Nossos tributaristas são unânimes em enxergar na questão do contencioso algo mais importante que a própria reforma tributária. Porque daríamos um fôlego de caixa para o Estado. Resolver o contencioso seria algo prévio à reforma tributária, porque ela seria feita em outro patamar, não no desespero.

Mas a sociedade, incluindo praticamente todas as lideranças empresariais, financeiras, economistas de todas as linhas, todos têm expectativa pela reforma.
Sim, a sociedade quer resposta, mas ela não quer entrar num pântano. Sem saber o que sairá dali.

Sobre essa inércia do Executivo. Parte considerável dela não tem origem na falta de pressão de parte da elite empresarial, que passou o primeiro ano do mandato de Bolsonaro dizendo ser possível blindar a pauta econômica das questões políticas, que uma não contaminava a outra?
São temas absolutamente conectados. Uma declaração de um presidente ou um ministro, uma mera declaração, pode derrubar a bolsa ou elevar a bolsa. Por isso nosso mercado é tão volátil. Pegue a questão do coronavírus, que não é um tema político em si. Declarações políticas podem agravar ainda mais a situação, por exemplo, se passarem a percepção de que nossos políticos não estão encarando a situação com a gravidade que ela merece. As coisas estão todas conectadas. Não há como separá-las.

E os temas se contaminam?
Sim. Está tudo conectado. O setor produtivo brasileiro é muito competitivo, da porta para dentro. Mas da porta para fora, as coisas ficam difíceis. Arcamos com o ônus de nossa conjuntura.

A condução da agenda econômica do ministro Paulo Guedes passou a receber duras críticas, inclusive de economistas do seu próprio espectro conceitual, como Armínio Fraga e André Lara Resende, que chegou a chamar o liberalismo de Guedes de primitivo. E o setor empresarial?
O setor empresarial está sempre preocupado em como otimizar seus ganhos, mas também que esse processo aconteça em equilíbrio. Há uma maturidade cada vez maior de que o lucro a qualquer custo não adianta. E uma preocupação do setor empresarial sempre foi em relação ao tamanho do Estado.
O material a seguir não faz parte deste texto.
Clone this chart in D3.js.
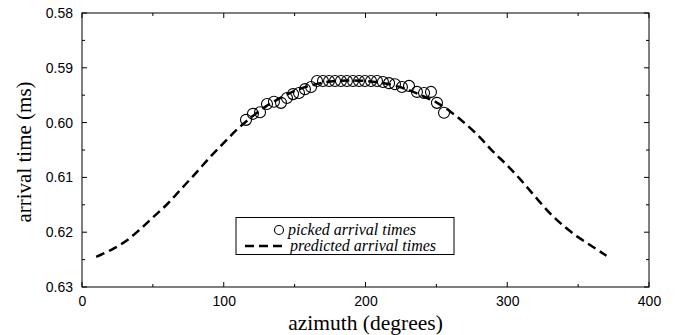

O nosso cresceu muito. Isso onerou demais a sociedade, onerou muito os setores produtivos. É um Estado pesado e ineficiente.
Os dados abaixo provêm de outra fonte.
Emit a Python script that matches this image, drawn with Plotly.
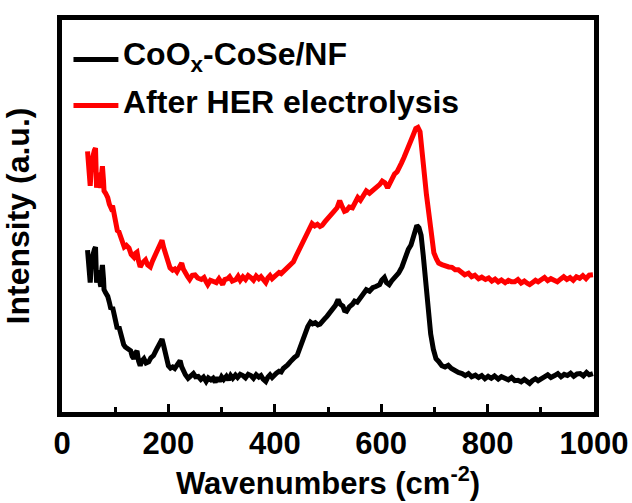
import plotly.graph_objects as go

# Raman spectra: wavenumber (cm^-1) and intensity (a.u.)
black_wn = [48, 51, 53, 56, 58, 61, 63, 65, 68, 70, 72, 73, 75, 76, 78, 79, 82, 86, 89, 92,
            95, 98, 101, 104, 107, 110, 113, 116, 119, 124, 129, 132, 135, 138, 141, 144, 147, 150, 154, 158,
            163, 167, 172, 177, 182, 185, 188, 191, 194, 197, 200, 204, 208, 212, 216, 219, 222, 225, 228, 232,
            237, 242, 247, 251, 256, 261, 266, 271, 275, 280, 284, 288, 292, 296, 300, 304, 309, 313, 317, 321,
            326, 330, 335, 340, 345, 350, 355, 360, 365, 370, 374, 378, 383, 387, 391, 395, 398, 403, 408, 412,
            416, 420, 424, 429, 433, 437, 442, 446, 450, 454, 458, 462, 467, 471, 476, 481, 485, 490, 494, 498,
            503, 509, 514, 519, 523, 528, 531, 535, 540, 546, 550, 555, 559, 564, 568, 572, 578, 584, 590, 597,
            601, 606, 610, 615, 620, 624, 628, 633, 639, 643, 647, 651, 656, 660, 664, 667, 671, 675, 679, 684,
            688, 693, 698, 703, 708, 714, 720, 726, 732, 738, 745, 752, 758, 764, 770, 777, 783, 789, 795, 801,
            807, 813, 820, 826, 833, 839, 845, 851, 857, 863, 869, 875, 879, 884, 890, 895, 900, 906, 913, 919,
            926, 932, 938, 944, 950, 956, 962, 968, 974, 980, 986, 991, 998]
black_int = [41.3, 36.0, 33.0, 39.0, 40.6, 41.5, 42.1, 33.0, 36.0, 35.5, 32.5, 32.0, 36.5, 37.5, 34.0, 31.2, 30.4, 29.5, 28.0, 26.2,
             26.8, 24.4, 23.0, 21.2, 21.8, 20.4, 17.9, 17.2, 16.6, 16.0, 15.6, 14.2, 13.6, 15.0, 15.6, 13.0, 11.8, 13.0, 13.6, 12.5,
             12.8, 13.8, 14.4, 15.8, 17.4, 18.2, 18.6, 17.0, 15.4, 13.5, 11.8, 11.2, 11.5, 11.1, 11.8, 12.7, 13.1, 11.5, 10.3, 9.5,
             8.6, 9.4, 9.8, 9.0, 9.1, 8.3, 8.9, 7.8, 8.7, 8.2, 8.6, 7.6, 8.8, 7.8, 9.0, 8.3, 9.1, 8.2, 9.3, 8.6,
             9.4, 8.8, 9.6, 9.3, 8.7, 9.6, 9.3, 8.6, 9.5, 8.9, 9.3, 8.4, 7.8, 8.9, 9.5, 8.8, 9.3, 9.9, 10.4, 10.2,
             11.1, 11.4, 12.0, 12.8, 13.5, 13.9, 14.4, 16.0, 17.8, 19.4, 20.8, 21.8, 22.9, 22.5, 22.8, 22.2, 22.4, 23.5, 23.8, 24.4,
             25.3, 26.2, 27.2, 28.7, 27.5, 27.0, 25.9, 25.7, 26.8, 27.5, 28.3, 28.0, 28.7, 29.8, 30.5, 31.2, 30.8, 31.7, 32.0, 32.5,
             33.6, 34.3, 33.0, 32.5, 33.5, 34.2, 34.5, 35.5, 37.0, 38.8, 40.6, 41.5, 42.6, 44.5, 46.5, 47.6, 47.0, 45.1, 40.0, 32.5,
             26.0, 19.9, 16.0, 13.6, 12.9, 11.8, 11.5, 11.9, 11.1, 10.5, 10.1, 9.8, 9.3, 9.8, 9.0, 9.4, 8.8, 9.3, 8.5, 9.1,
             8.6, 9.2, 8.4, 9.0, 8.6, 8.2, 8.8, 8.0, 8.1, 7.7, 8.3, 7.9, 7.3, 8.0, 8.5, 8.0, 8.6, 8.9, 9.5, 8.8,
             9.3, 9.8, 9.0, 9.6, 9.3, 9.9, 9.1, 9.7, 9.8, 9.2, 10.1, 9.5, 9.8]

red_wn = [48, 51, 53, 56, 58, 61, 63, 65, 68, 70, 72, 73, 75, 76, 78, 79, 82, 86, 89, 92,
          95, 98, 101, 104, 107, 110, 113, 117, 121, 126, 130, 135, 138, 141, 144, 147, 151, 157, 161, 166,
          170, 175, 180, 184, 188, 191, 196, 199, 203, 208, 212, 216, 220, 225, 228, 231, 236, 240, 245, 250,
          255, 262, 267, 271, 274, 279, 285, 290, 295, 302, 306, 311, 315, 320, 327, 331, 335, 340, 345, 350,
          355, 360, 365, 370, 374, 378, 383, 387, 391, 395, 398, 403, 408, 412, 416, 421, 426, 431, 435, 440,
          444, 448, 452, 456, 461, 465, 470, 475, 480, 485, 489, 494, 500, 505, 510, 517, 522, 526, 531, 535,
          540, 546, 551, 556, 561, 566, 572, 578, 584, 590, 597, 602, 607, 612, 617, 621, 625, 630, 634, 638,
          643, 647, 651, 656, 660, 665, 669, 673, 677, 680, 685, 690, 695, 699, 704, 708, 714, 720, 727, 733,
          739, 745, 751, 757, 764, 770, 776, 783, 789, 796, 802, 808, 814, 820, 826, 833, 839, 845, 851, 857,
          863, 869, 875, 879, 884, 890, 895, 901, 907, 913, 919, 925, 931, 937, 943, 949, 955, 961, 967, 973,
          979, 985, 991, 998]
red_int = [66.5, 61.0, 57.7, 64.0, 65.7, 66.8, 67.3, 57.2, 60.5, 60.7, 57.8, 57.2, 61.5, 62.7, 59.0, 56.4, 55.8, 54.7, 53.0, 52.1,
           52.6, 50.6, 48.5, 46.3, 46.0, 44.6, 43.0, 42.1, 42.5, 41.8, 40.2, 39.5, 40.5, 40.8, 38.5, 37.0, 38.0, 38.8, 37.5, 37.0,
           38.5, 40.0, 41.8, 43.0, 43.8, 42.0, 39.5, 38.0, 36.8, 36.2, 36.5, 35.8, 37.0, 38.0, 36.5, 35.5, 34.6, 33.8, 34.9, 35.0,
           34.2, 33.8, 34.3, 33.2, 32.5, 33.6, 33.2, 33.0, 34.0, 32.5, 33.8, 34.0, 34.5, 33.4, 33.8, 34.6, 33.6, 34.5, 33.8, 34.8,
           34.3, 33.6, 34.7, 34.0, 34.5, 33.9, 33.0, 34.2, 34.8, 34.0, 34.3, 35.0, 35.6, 35.3, 35.8, 36.5, 37.2, 37.8, 38.3, 39.8,
           41.0, 42.1, 43.4, 44.5, 45.6, 47.0, 48.1, 47.5, 47.9, 47.3, 47.6, 48.5, 49.6, 50.2, 51.0, 52.1, 53.9, 52.6, 51.2, 51.4,
           52.3, 52.1, 53.5, 54.7, 54.0, 55.2, 56.4, 55.8, 56.4, 57.3, 58.0, 58.9, 58.5, 57.2, 58.6, 59.8, 60.7, 61.3, 62.2, 63.5,
           65.0, 66.5, 67.8, 69.0, 70.6, 72.3, 72.6, 71.5, 67.5, 62.2, 55.5, 49.6, 44.5, 40.6, 39.0, 38.0, 37.6, 37.2, 37.0, 36.9,
           36.3, 36.3, 35.6, 35.0, 35.4, 34.5, 34.9, 34.0, 34.4, 33.8, 34.2, 33.4, 33.9, 33.2, 33.7, 33.0, 33.6, 33.2, 33.2, 33.8,
           32.9, 33.4, 32.8, 32.5, 33.0, 33.6, 33.2, 33.8, 34.3, 33.5, 34.0, 33.6, 33.2, 33.9, 34.5, 33.8, 34.3, 33.6, 34.5, 34.1,
           34.8, 34.0, 34.9, 35.0]

series_names = ["CoO<sub>x</sub>-CoSe/NF", "After HER electrolysis"]
series_colors = ["#000000", "#ff0000"]

FONT = "Liberation Sans, Arial, sans-serif"
W, H = 632, 503
M_L, M_R, M_T, M_B = 61.5, 37.5, 19.5, 91
PW, PH = W - M_L - M_R, H - M_T - M_B


def px_to_paper(xp, yp):
    return (xp - M_L) / PW, (H - M_B - yp) / PH


fig = go.Figure()
for wn, inten, name, color in zip([black_wn, red_wn], [black_int, red_int], series_names, series_colors):
    fig.add_trace(go.Scatter(x=wn, y=inten, mode="lines", name=name,
                             line=dict(color=color, width=5), showlegend=False))

# Legend drawn as line swatches plus labels, inside the upper-left corner
legend_rows_y = [59, 105]
for name, color, yrow in zip(series_names, series_colors, legend_rows_y):
    x0, y0 = px_to_paper(73, yrow)
    x1, _ = px_to_paper(118, yrow)
    fig.add_shape(type="line", xref="paper", yref="paper", x0=x0, x1=x1, y0=y0, y1=y0,
                  line=dict(color=color, width=5))
    tx, ty = px_to_paper(121, yrow - 3)
    fig.add_annotation(xref="paper", yref="paper", x=tx, y=ty, xanchor="left", yanchor="middle",
                       text=name, showarrow=False,
                       font=dict(family=FONT, size=32, color="black", weight="bold"))

fig.update_layout(
    template="none",
    width=W, height=H,
    margin=dict(l=M_L, r=M_R, t=M_T, b=M_B, pad=0),
    paper_bgcolor="white", plot_bgcolor="white",
    font=dict(family=FONT, color="black", size=31, weight="bold"),
    showlegend=False,
    xaxis=dict(range=[0, 1000], showline=True, linewidth=4.5, linecolor="black",
               mirror=True, showgrid=False, zeroline=False, automargin=False,
               ticks="inside", ticklen=8, tickwidth=3, tickcolor="black",
               tickvals=[0, 200, 400, 600, 800, 1000],
               minor=dict(ticks="inside", ticklen=5, tickwidth=3, tickcolor="black",
                          tickvals=[100, 300, 500, 700, 900], showgrid=False),
               tickfont=dict(family=FONT, size=31, weight="bold"),
               title=dict(text="Wavenumbers (cm<sup>-2</sup>)", standoff=14,
                          font=dict(family=FONT, size=31, weight="bold"))),
    yaxis=dict(range=[0, 100], showline=True, linewidth=4.5, linecolor="black",
               mirror=True, showgrid=False, zeroline=False, ticks="", automargin=False,
               showticklabels=False,
               title=dict(text="Intensity (a.u.)", standoff=24,
                          font=dict(family=FONT, size=32, weight="bold"))),
)

fig.write_html("out.html")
E o discurso do ministro vai ao encontro dessa preocupação.
Ele [Guedes] está falando claramente em diminuir o Estado. Isso é bom, então o empresariado apoia. Mas chega a um ponto em que você não vê as consequências, mesmo considerando todas as dificuldades que essa agenda tem no Congresso. Aí vem mais uma vez a relação com a política. A economia não conversa com a política, claramente não há diálogo… Isso nos preocupa muito.

A saída…
O que queremos é que haja uma convergência. E temos nossa contribuição para esse debate.